Don't read blindly. Get outline, identify relevant sections, then read those.

4. Cache Results for Large Explorations

If exploring many files:

# Generate tags for entire directory
ctags -R -f .tags .

# Query as needed
grep 'functionName' .tags

5. Verify with Read When Needed

Outlines give structure but not implementation. When you need details, read the specific section.


Common Workflows

"What's in this 2000-line file?"

# Quick outline
ast-grep -l typescript -p 'export function $NAME' large-file.ts
ast-grep -l typescript -p 'export class $NAME' large-file.ts

# Or ctags
ctags -f - large-file.ts | grep -v '^!' | cut -f1,4 | sort

"Find all API endpoints in this file"

# Express.js
ast-grep -l javascript -p 'router.$METHOD($$$)' routes.js

# Or search for specific pattern
ast-grep -l javascript -p 'app.get($$$)' app.js

"What classes are in this Python module?"

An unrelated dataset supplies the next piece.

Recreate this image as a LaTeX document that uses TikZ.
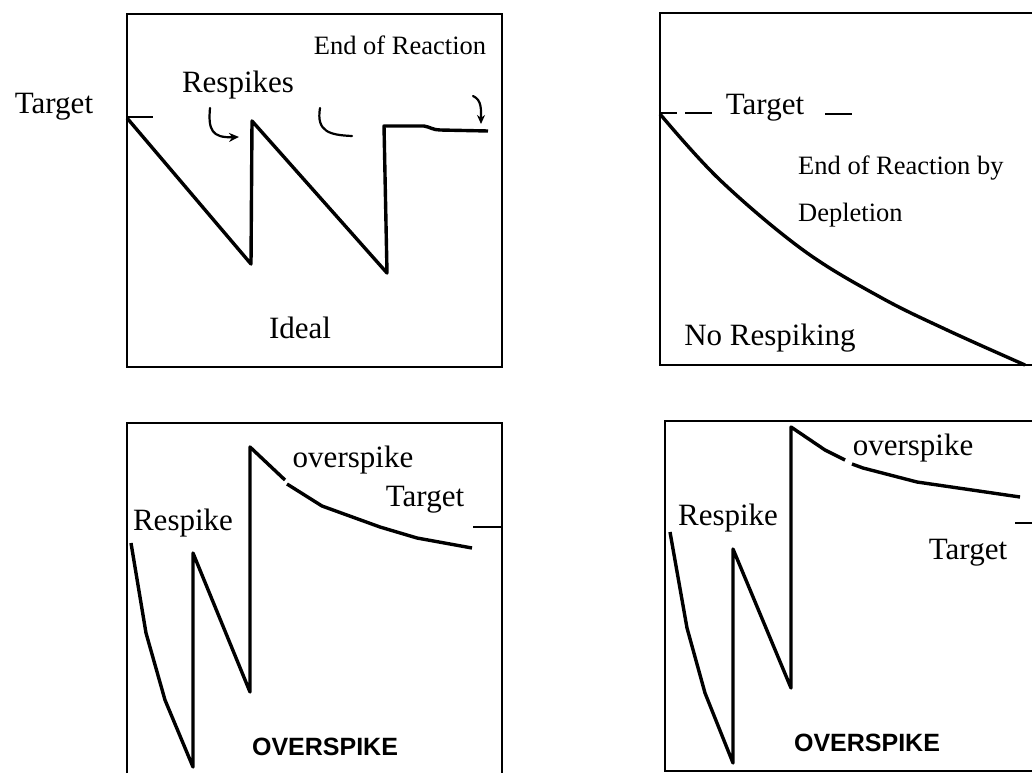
\documentclass[tikz,border=0pt]{standalone}
\usepackage{fontspec}
\setmainfont{Liberation Serif}
\newfontfamily\boldsans{Liberation Sans}
\usetikzlibrary{arrows.meta}
\begin{document}
\begin{tikzpicture}[x=1pt,y=-1pt,
  frame/.style={line width=2.6pt},
  curve/.style={line width=3.4pt,line join=round},
  lbl/.style={inner sep=0pt,font=\fontsize{31}{35}\selectfont},
  lbls/.style={inner sep=0pt,font=\fontsize{26.5}{30}\selectfont},
  big/.style={inner sep=0pt,font=\boldsans\bfseries\fontsize{25}{29}\selectfont},
  hand/.style={line width=2.2pt,line cap=round}]
\useasboundingbox (0,0) rectangle (1032,773);
% ---------- top left: Ideal ----------
\draw[frame] (127,14) rectangle (502,367);
\draw[curve] (127,118) -- (251,264) -- (252,121) -- (387,273) -- (384,126) -- (424,126) .. controls (430,127) and (433,130) .. (440,130) -- (488,131);
\draw[line width=2.6pt] (127,117) -- (153,117);
\node[lbl] (tl-target) at (54,107) {Target};
\node[lbl] (tl-resp) at (238,85) {Respikes};
\node[lbls] (tl-end) at (400,45) {End of Reaction};
\node[lbl] (tl-ideal) at (300,328) {Ideal};
\coordinate (a1s) at (210,108); \coordinate (a1e) at (239,137);
\draw[hand,-{Stealth[length=10pt,width=9pt]}] (a1s) .. controls (208,130) and (212,138) .. (a1e);
\coordinate (a2s) at (320,108); \coordinate (a2e) at (352,136);
\draw[hand] (a2s) .. controls (316,132) and (330,135) .. (a2e);
\coordinate (a3s) at (473,96); \coordinate (a3e) at (481,124);
\draw[hand,-{Stealth[length=9pt,width=8pt]}] (a3s) .. controls (482,100) and (481,110) .. (a3e);
% ---------- top right: Depletion ----------
\draw[frame] (1032,13) -- (660,13) -- (660,365) -- (1032,365);
\draw[curve] plot[smooth,tension=0.6] coordinates {(660,114) (720,180) (803,250) (880,297) (947,330) (1025,365)};
\draw[line width=2.6pt] (660,113) -- (677,113) (685,113) -- (712,113) (825,114) -- (852,114);
\node[lbl] (tr-target) at (765,108) {Target};
\node[lbls,anchor=west] (tr-end) at (798,168) {End of Reaction by};
\node[lbls,anchor=west] (tr-dep) at (798,215) {Depletion};
\node[lbl] (tr-no) at (770,338) {No Respiking};
% ---------- bottom left: Overspike ----------
\draw[frame] (127,773) -- (127,423) -- (502,423) -- (502,773);
\draw[curve] (131,543) -- (146,633) -- (165,700) -- (193,767) -- (193,553) -- (250,692) -- (250,447) -- (285,480);
\draw[curve] (287,484) -- (322,506) -- (380,527) -- (417,538) -- (472,548);
\draw[line width=2.6pt] (473,527) -- (502,527);
\node[lbl] (bl-over) at (353,460) {overspike};
\node[lbl] (bl-target) at (425,500) {Target};
\node[lbl] (bl-resp) at (183,523) {Respike};
\node[big] (bl-big) at (325,747) {OVERSPIKE};
% ---------- bottom right: Overspike ----------
\draw[frame] (1032,421) -- (665,421) -- (665,771) -- (1032,771);
\draw[curve] (670,532) -- (687,628) -- (705,693) -- (733,763) -- (733,549) -- (791,688) -- (791,427) -- (825,450) -- (845,460);
\draw[curve] (852,464) -- (863,468) -- (917,482) -- (1020,497);
\draw[line width=2.6pt] (1015,523) -- (1032,523);
\node[lbl] (br-over) at (913,448) {overspike};
\node[lbl] (br-resp) at (728,518) {Respike};
\node[lbl] (br-target) at (968,553) {Target};
\node[big] (br-big) at (867,743) {OVERSPIKE};
\end{tikzpicture}
\end{document}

ast-grep -l python -p 'class $NAME:' module.py

"What does this Go package export?"

go doc ./path/to/package

Limitations and Fallbacks

When Tools Fail

ast-grep: Requires knowing patterns

  • Fallback: Try ctags or Read

ctags: May miss complex constructs

  • Fallback: Use ast-grep with specific patterns or Read

Language tools: May not be available

  • Fallback: Try ctags or ast-grep

When to Just Read

Sometimes reading is the right answer:

  • File is <500 lines
  • Outline doesn't give enough context
  • Need to understand implementation
  • Tools don't support the language/construct

The outline told you it's worth reading - that's still a win.


Summary

Primary strategy: ast-grep for targeted extraction

ast-grep -l LANG -p 'export function $NAME' file

Universal fallback: ctags

ctags -f - file | grep -v '^!' | cut -f1,4

Go-specific: go doc

go doc ./path/to/package

Key principle: Get outline → Decide what's relevant → Read selectively

Don't read 1000-line files blind. Use structure tools to guide your reading.